Das war der Höhepunkt einer aus HSV-Sicht schwächeren Phase. Sie zogen eine Viertelstunde vor Schluss wieder an, aber Kiel stand ziemlich souverän hinten drin. Nur eine gute Möglichkeit ließen sie noch zu. Als Morich aus 22 Metern aufs lange Eck zielte, flog Bendt in die Ecke und verhinderte mit einer Hand das 2:3 (78.).
Der HSV hatte in den zweiten 45 Minuten gekämpft, aber mehr als das 1:3 war nicht drin, weil sie letztlich doch nicht zwingend genug waren. Holstein Kiel musste nach der für sie perfekt gelaufenen ersten Halbzeit nicht mehr viel tun und hatte insgesamt den Sieg trotz schwachem zweiten Durchgang verdient. Bei den Hamburgerinnen lag der Fokus auf der ersten Halbzeit. Wenn sie die Leistung des zweiten Spielabschnitts da schon gezeigt hätten, so Alpers nach dem Spiel, wäre ein Punkt vielleicht drin gewesen.

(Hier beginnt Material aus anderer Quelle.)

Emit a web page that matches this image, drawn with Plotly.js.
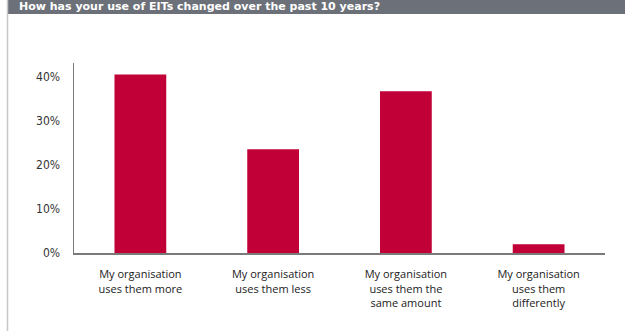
<!DOCTYPE html>
<html>
<head>
<meta charset="utf-8">
<script src="https://cdn.plot.ly/plotly-3.0.1.min.js"></script>
<style>
html,body{margin:0;padding:0;background:#fff;}
#chart{width:625px;height:331px;}
</style>
</head>
<body>
<div id="chart"></div>
<script>
const titleText = "How has your use of EITs changed over the past 10 years?";
const categories = [
  "My organisation<br>uses them more",
  "My organisation<br>uses them less",
  "My organisation<br>uses them the<br>same amount",
  "My organisation<br>uses them<br>differently"
];
const values = [40.6, 23.6, 36.8, 2.0];
const tickVals = [0, 10, 20, 30, 40];
const tickText = ["0%", "10%", "20%", "30%", "40%"];

const W = 625, H = 331;
const mL = 74, mR = 20, mT = 63, mB = 78;
const pw = W - mL - mR, ph = H - mT - mB;
const px = x => (x - mL) / pw;
const py = y => (H - mB - y) / ph;

const trace = {
  type: 'bar',
  x: [0, 1, 2, 3],
  y: values,
  width: 0.39,
  marker: {color: '#c10037'},
  hoverinfo: 'none'
};

const layout = {
  width: W, height: H,
  margin: {l: mL, r: mR, t: mT, b: mB, pad: 0},
  paper_bgcolor: '#fff',
  plot_bgcolor: '#fff',
  showlegend: false,
  xaxis: {
    range: [-0.5, 3.5],
    tickvals: [0, 1, 2, 3],
    ticktext: categories,
    showgrid: false,
    zeroline: false,
    showline: true,
    linecolor: '#7a7a7a',
    linewidth: 2,
    ticks: '',
    ticklabelstandoff: 10,
    tickfont: {family: 'Open Sans, sans-serif', size: 11, color: '#222'},
    fixedrange: true
  },
  yaxis: {
    range: [0, 43.2],
    tickvals: tickVals,
    ticktext: tickText,
    showgrid: false,
    zeroline: false,
    showline: true,
    linecolor: '#7a7a7a',
    linewidth: 1.5,
    ticks: '',
    ticklabelstandoff: 10,
    tickfont: {family: 'DejaVu Sans Condensed, Roboto, sans-serif', size: 12, color: '#333'},
    fixedrange: true
  },
  shapes: [
    {type: 'rect', xref: 'paper', yref: 'paper',
     x0: px(8), x1: px(626), y0: py(14), y1: py(-1),
     fillcolor: '#6c7078', line: {width: 0}, layer: 'above'},
    {type: 'line', xref: 'paper', yref: 'paper',
     x0: px(7.5), x1: px(7.5), y0: py(0), y1: py(332),
     line: {color: '#c8c8c8', width: 1.5}}
  ],
  annotations: [
    {text: '<b>' + titleText + '</b>', xref: 'paper', yref: 'paper',
     x: px(17), y: py(7), xanchor: 'left', yanchor: 'middle',
     showarrow: false,
     font: {family: 'DejaVu Sans, sans-serif', size: 11, color: '#ffffff'}}
  ]
};

Plotly.newPlot('chart', [trace], layout, {displayModeBar: false, staticPlot: true});
</script>
</body>
</html>
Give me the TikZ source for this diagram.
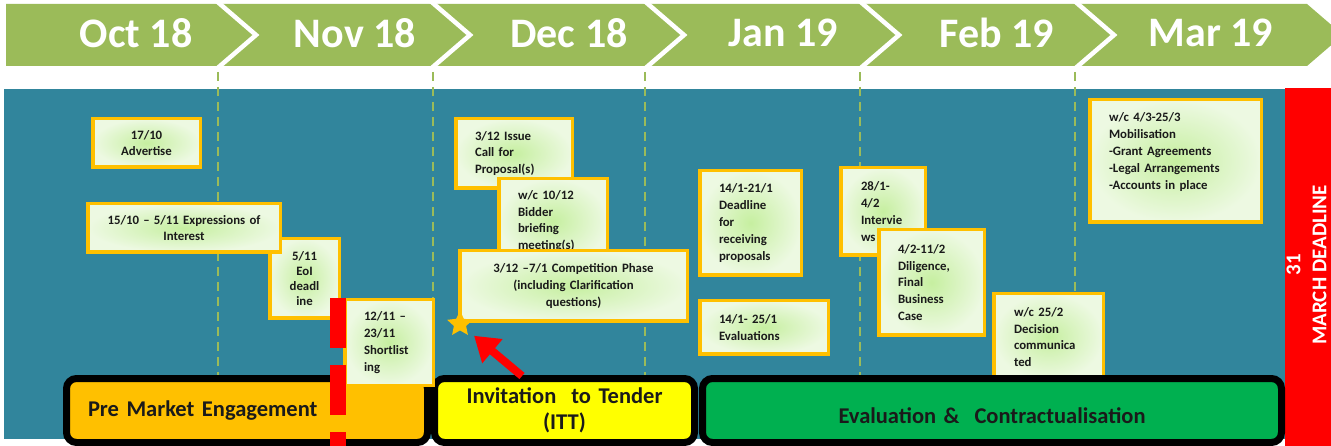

Aber sie waren da ja noch ganz woanders…
Spieldaten:
KSV Holstein: Victoria Bendt – Johanna Labuj, Sarah Begunk, Jule Ziegler, Tabea Lycke – Luiza Zimmermann, Madita Thien – Samanta Carone, Alina-Sophie Steiner, Lina Staben (83. Sina Meyer) – Lisann Evert (88. Lis Pirotton)
Hamburger SV: Lela Naward – Neele Albrecht, Lukne Gräßler (84. Manja Rickert), Antonia Fischer, Franka Dreyer – Maie Stein (17. Joana Beckers) – Carla Morich, Anna Hepfer, Alina Siegel (77. Amely Jaekel), Victoria Schulz – Emma Burdorf-Sick
Schiedsrichterin: Nicole Zabinski (SV Neuenbrook/Rethwisch) mit Anna-Sophie Lehmke (TuS Bargstedt) und Juliane Wittig (FC Kilia Kiel)
Zuschauer: ca. 150
Tore: 1:0 Evert (17.), 2:0 Thien (24.), 3:0 Evert (39.), 3:1 Burdorf-Sick (57.)